Friday, 11 April 2014

Women Who Eat on the Tube and street photography

I started writing this a question on the Facebook group of my photography group and it seemed to turned into something much longer, so I decided to post it here too. 

Those of you based in the UK will probably have heard of the Women Who Eat on the Tube furore that's slowly leaked from social media into the mainstream news cycle. I think this raises some questions for those of us with an interest in street photography (whether just passing or more serious). 

This morning the guy behind the idea was on Today defending his actions as an innocuous personal art project victim of its own success. The consensus among the critics seems to be that the whole thing is sexist and just another way for chauvinists to shame women. 
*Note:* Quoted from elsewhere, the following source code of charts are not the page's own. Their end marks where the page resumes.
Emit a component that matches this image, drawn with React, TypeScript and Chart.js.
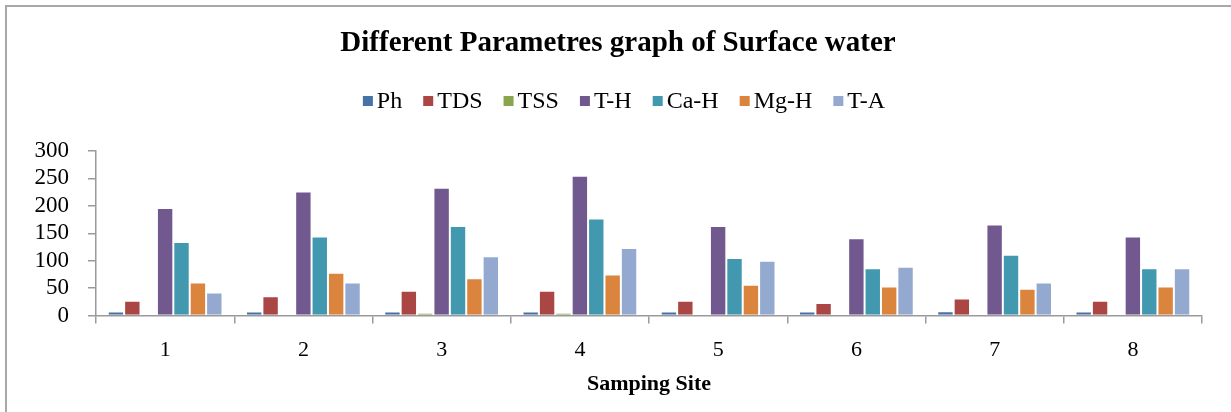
import React, { useEffect, useRef } from 'react';
import { Chart, registerables } from 'chart.js';

Chart.register(...registerables);

const TITLE = 'Different Parametres graph of Surface water';
const X_TITLE = 'Samping Site';
const CATEGORIES = ['1', '2', '3', '4', '5', '6', '7', '8'];
const SERIES_NAMES = ['Ph', 'TDS', 'TSS', 'T-H', 'Ca-H', 'Mg-H', 'T-A'];

const PH = [7.2, 7.4, 7.1, 7.5, 7.3, 7.2, 7.6, 7.4];
const TDS = [27, 35, 45, 45, 27, 23, 31, 27];
const TSS = [0, 0, 5, 5, 0, 0, 0, 0];
const TH = [196, 226, 233, 255, 163, 141, 166, 144];
const CAH = [134, 144, 163, 177, 105, 86, 111, 86];
const MGH = [60, 78, 68, 75, 56, 53, 49, 53];
const TA = [42, 60, 108, 123, 100, 89, 60, 86];

const SERIES_VALUES = [PH, TDS, TSS, TH, CAH, MGH, TA];
const COLORS = ['#4572A7', '#AA4643', '#89A54E', '#71588F', '#4198AF', '#DB843D', '#93A9CF'];

const Y_MIN = 0;
const Y_MAX = 300;
const Y_STEP = 50;

const FONT = '"Liberation Serif", "Times New Roman", serif';
const AXIS_COLOR = '#9a9a9a';

const decorPlugin = {
  id: 'decor',
  beforeDraw(chart: any) {
    const ctx = chart.ctx;
    ctx.save();
    ctx.fillStyle = '#ffffff';
    ctx.fillRect(0, 0, chart.width, chart.height);
    ctx.strokeStyle = '#a8a8a8';
    ctx.lineWidth = 2;
    ctx.strokeRect(6, 6, chart.width + 40, chart.height + 40);
    ctx.restore();
  },
  afterDraw(chart: any) {
    const ctx = chart.ctx;
    ctx.save();
    const cx = 618;
    ctx.fillStyle = '#000';
    ctx.textAlign = 'center';
    ctx.textBaseline = 'middle';
    ctx.font = `bold 29px ${FONT}`;
    ctx.fillText(TITLE, cx, 44);

    ctx.font = `24px ${FONT}`;
    const box = 10;
    const gapBT = 4;
    const gapItem = 21;
    const datasets = chart.data.datasets;
    const widths = datasets.map((d: any) => ctx.measureText(d.label).width);
    const total =
      widths.reduce((a: number, w: number) => a + box + gapBT + w, 0) + gapItem * (datasets.length - 1);
    let x = cx + 6 - total / 2;
    const ly = 101;
    ctx.textAlign = 'left';
    datasets.forEach((d: any, i: number) => {
      ctx.fillStyle = d.backgroundColor;
      ctx.fillRect(x, ly - box / 2, box, box);
      ctx.fillStyle = '#000';
      ctx.fillText(d.label, x + box + gapBT, ly + 1);
      x += box + gapBT + widths[i] + gapItem;
    });
    ctx.restore();
  },
};

export default function App() {
  const ref = useRef<HTMLCanvasElement | null>(null);

  useEffect(() => {
    if (!ref.current) return;
    const chart = new Chart(ref.current, {
      type: 'bar',
      data: {
        labels: CATEGORIES,
        datasets: SERIES_NAMES.map((name, i) => ({
          label: name,
          data: SERIES_VALUES[i],
          backgroundColor: COLORS[i],
          borderColor: 'rgba(255,255,255,0.55)',
          borderWidth: 1,
          categoryPercentage: 0.83,
          barPercentage: 1,
        })),
      },
      options: {
        animation: false,
        responsive: false,
        devicePixelRatio: 1,
        layout: { padding: { top: 151, right: 29, bottom: 0, left: 0 } },
        plugins: {
          legend: { display: false },
          title: { display: false },
          tooltip: { enabled: false },
        },
        scales: {
          x: {
            grid: {
              display: true,
              drawOnChartArea: false,
              offset: true,
              tickLength: 8,
              color: AXIS_COLOR,
              lineWidth: 1.5,
            },
            border: { color: AXIS_COLOR, width: 1.5 },
            ticks: { font: { family: FONT, size: 22 }, color: '#000', padding: 14 },
            title: {
              display: true,
              text: X_TITLE,
              color: '#000',
              font: { family: FONT, size: 22, weight: 'bold' },
              padding: { top: 0, bottom: 14 },
            },
            afterFit: (s: any) => {
              s.height = 96.5;
            },
          },
          y: {
            min: Y_MIN,
            max: Y_MAX,
            ticks: {
              stepSize: Y_STEP,
              autoSkip: false,
              font: { family: FONT, size: 23 },
              color: '#000',
              padding: 19,
            },
            grid: {
              display: true,
              drawOnChartArea: false,
              tickLength: 8,
              color: AXIS_COLOR,
              lineWidth: 1.5,
            },
            border: { color: AXIS_COLOR, width: 1.5 },
            afterFit: (s: any) => {
              s.width = 96;
            },
          },
        },
      },
      plugins: [decorPlugin],
    });
    return () => chart.destroy();
  }, []);

  return (
    <div style={{ position: 'fixed', left: 0, top: 0, width: 1231, height: 412, background: '#fff' }}>
      <canvas ref={ref} width={1231} height={412} style={{ display: 'block', width: 1231, height: 412 }} />
    </div>
  );
}
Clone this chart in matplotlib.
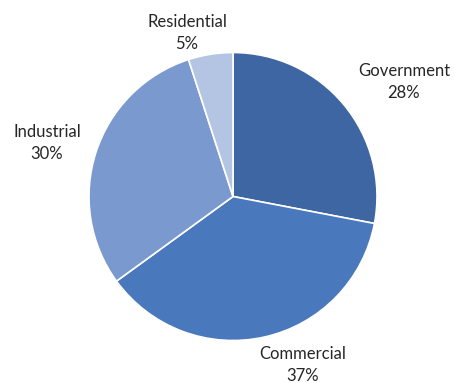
import matplotlib.pyplot as plt

# market share by sector
sectors = ["Government", "Commercial", "Industrial", "Residential"]
shares = [28, 37, 30, 5]
colors = ["#3D66A2", "#4A78BC", "#7A99CE", "#B4C5E4"]

# label anchor points (pixels, origin bottom-left)
label_pos = [(404, 301), (303, 18), (47, 240), (187, 350)]

fig = plt.figure(figsize=(4.56, 3.83), dpi=100)
ax = fig.add_axes([0, 0, 1, 1])

ax.pie(shares, colors=colors, startangle=90, counterclock=False,
       center=(233, 186.5), radius=144,
       wedgeprops=dict(edgecolor="white", linewidth=1.2), frame=True)

for name, pct, (x, y) in zip(sectors, shares, label_pos):
    ax.text(x, y, f"{name}\n{pct}%", ha="center", va="center",
            fontsize=12, family="Lato", color="#262626", linespacing=1.4)

ax.set_xlim(0, 456)
ax.set_ylim(0, 383)
ax.set_aspect("equal")
ax.axis("off")

fig.savefig("out.png", dpi=100, facecolor="white")
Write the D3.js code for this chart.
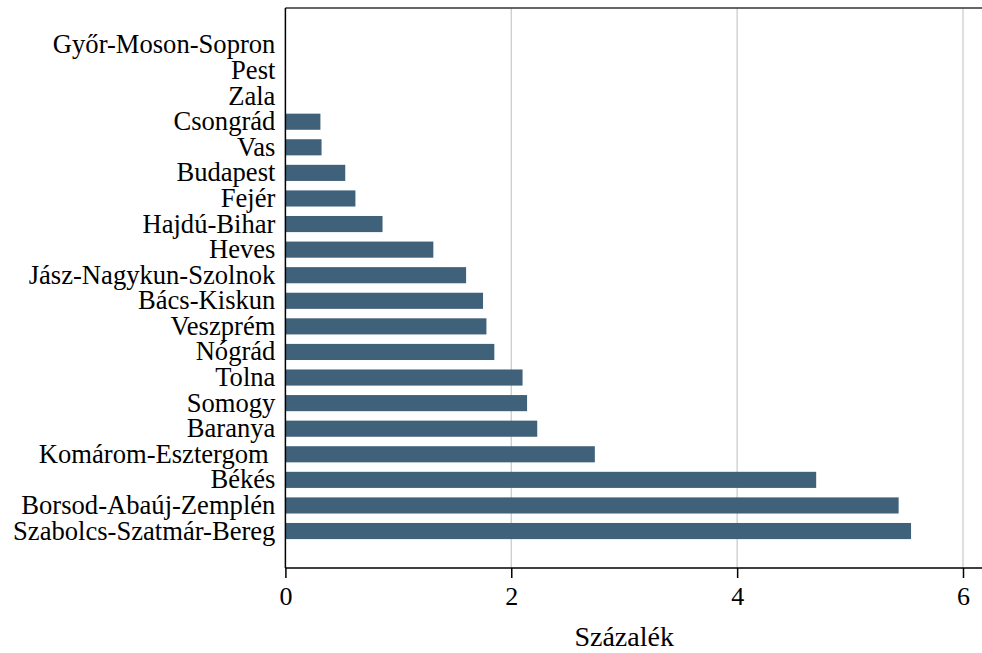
<!DOCTYPE html>
<html>
<head>
<meta charset="utf-8">
<script src="https://cdn.jsdelivr.net/npm/d3@7"></script>
<style>
  body { margin: 0; background: #fff; }
  svg { display: block; }
</style>
</head>
<body>
<svg id="chart" width="982" height="653"></svg>
<script>
const categories = [
  "Győr-Moson-Sopron", "Pest", "Zala", "Csongrád", "Vas", "Budapest", "Fejér",
  "Hajdú-Bihar", "Heves", "Jász-Nagykun-Szolnok", "Bács-Kiskun", "Veszprém",
  "Nógrád", "Tolna", "Somogy", "Baranya", "Komárom-Esztergom ", "Békés",
  "Borsod-Abaúj-Zemplén", "Szabolcs-Szatmár-Bereg"
];
const values = [
  0, 0, 0, 0.31, 0.32, 0.53, 0.62,
  0.86, 1.31, 1.60, 1.75, 1.78,
  1.85, 2.10, 2.14, 2.23, 2.74, 4.70,
  5.43, 5.54
];
const xTicks = [0, 2, 4, 6];
const xTitle = "Százalék";

(function () {
const FONT = "'Liberation Serif', 'DejaVu Serif', serif";
const svg = d3.select("#chart");
const pLeft = 285.4, pRight = 982, pTop = 8, pBottom = 568;

const x = d3.scaleLinear().domain([0, 6]).range([pLeft, 963]);
const y = d3.scaleBand().domain(categories).range([pTop, pBottom])
  .paddingInner(0.37).paddingOuter(1.13);

svg.append("g").selectAll("line").data(xTicks.filter(d => d > 0)).join("line")
  .attr("x1", d => x(d)).attr("x2", d => x(d))
  .attr("y1", pTop).attr("y2", pBottom)
  .attr("stroke", "#c8c8c8").attr("stroke-width", 1.2);

svg.append("line").attr("x1", pLeft).attr("x2", pRight).attr("y1", pTop).attr("y2", pTop)
  .attr("stroke", "#333").attr("stroke-width", 1.5);

svg.append("g").selectAll("rect").data(categories).join("rect")
  .attr("x", x(0))
  .attr("y", d => y(d))
  .attr("width", (d, i) => x(values[i]) - x(0))
  .attr("height", y.bandwidth())
  .attr("fill", "#3f6179");

const xAxis = d3.axisBottom(x).tickValues(xTicks).tickSize(10).tickPadding(9)
  .tickFormat(d3.format("d"));
const gx = svg.append("g").attr("transform", `translate(0,${pBottom})`).call(xAxis)
  .attr("font-family", null).style("font-family", FONT).attr("font-size", null);
gx.select(".domain").remove();
gx.append("line").attr("x1", pLeft).attr("x2", pRight).attr("y1", 0).attr("y2", 0)
  .attr("stroke", "#000").attr("stroke-width", 1.5);
gx.selectAll(".tick line").attr("stroke", "#000").attr("stroke-width", 1.5);
gx.selectAll(".tick text").style("font-size", "26px").style("font-family", FONT).attr("fill", "#000");

const yAxis = d3.axisLeft(y).tickSize(0).tickPadding(10);
const gy = svg.append("g").attr("transform", `translate(${pLeft},0)`).call(yAxis)
  .attr("font-family", null).style("font-family", FONT).attr("font-size", null);
gy.select(".domain").remove();
gy.append("line").attr("x1", 0).attr("x2", 0).attr("y1", pTop).attr("y2", pBottom)
  .attr("stroke", "#000").attr("stroke-width", 1.5);
gy.selectAll(".tick text").style("font-size", "26.6px").style("font-family", FONT)
  .attr("fill", "#000").style("white-space", "pre");

svg.append("text").attr("x", x(3)).attr("y", 646)
  .attr("text-anchor", "middle").style("font-family", FONT).style("font-size", "28px").text(xTitle);
})();
</script>
</body>
</html>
Although I can see that specifically "targeting" women can be seen as a little suspicious, my understanding is that it was mostly the later (once the thing (started in 2011) got some traction) comments on those pictures that did the shaming. 

But the criticism seem firmly directed at the project rather than the reactions it created in its intended audience. This leads me to question what is going on. Is there a legitimate concern or is it just another hysterical twitter storm? And what does it all mean for us photographers?

I fail to see what is shameful about the act of eating. The pictures were taken in a public space where they were therefore allowed and the "victims" remained anonymous. If WWEotT is reprehensible, shouldn't there have been an outcry when Tubecrush came to notoriety? Is there a double standard being applied here? 

The critics also talk about breach of expected privacy, saying that people should be able to expect not to be photographed and have their image subsequently shared without consent. But that leads me to wonder what we should do with the images of famous street photographers, the Doisneaus and the Maiers of this world, who took (presumably) unauthorised shots of passers by which can now be easily seen be thousands (or more) people. Should their art be banned? Is their work more legitimate and acceptable because they are now recognised artists? what about emerging artists? 

I realise that a group of mostly men is perhaps not the best place to discuss this but I think that, both as gay men (and a few women) and photographers, we have a stake in the debate and I would like to hear people's thoughts on this.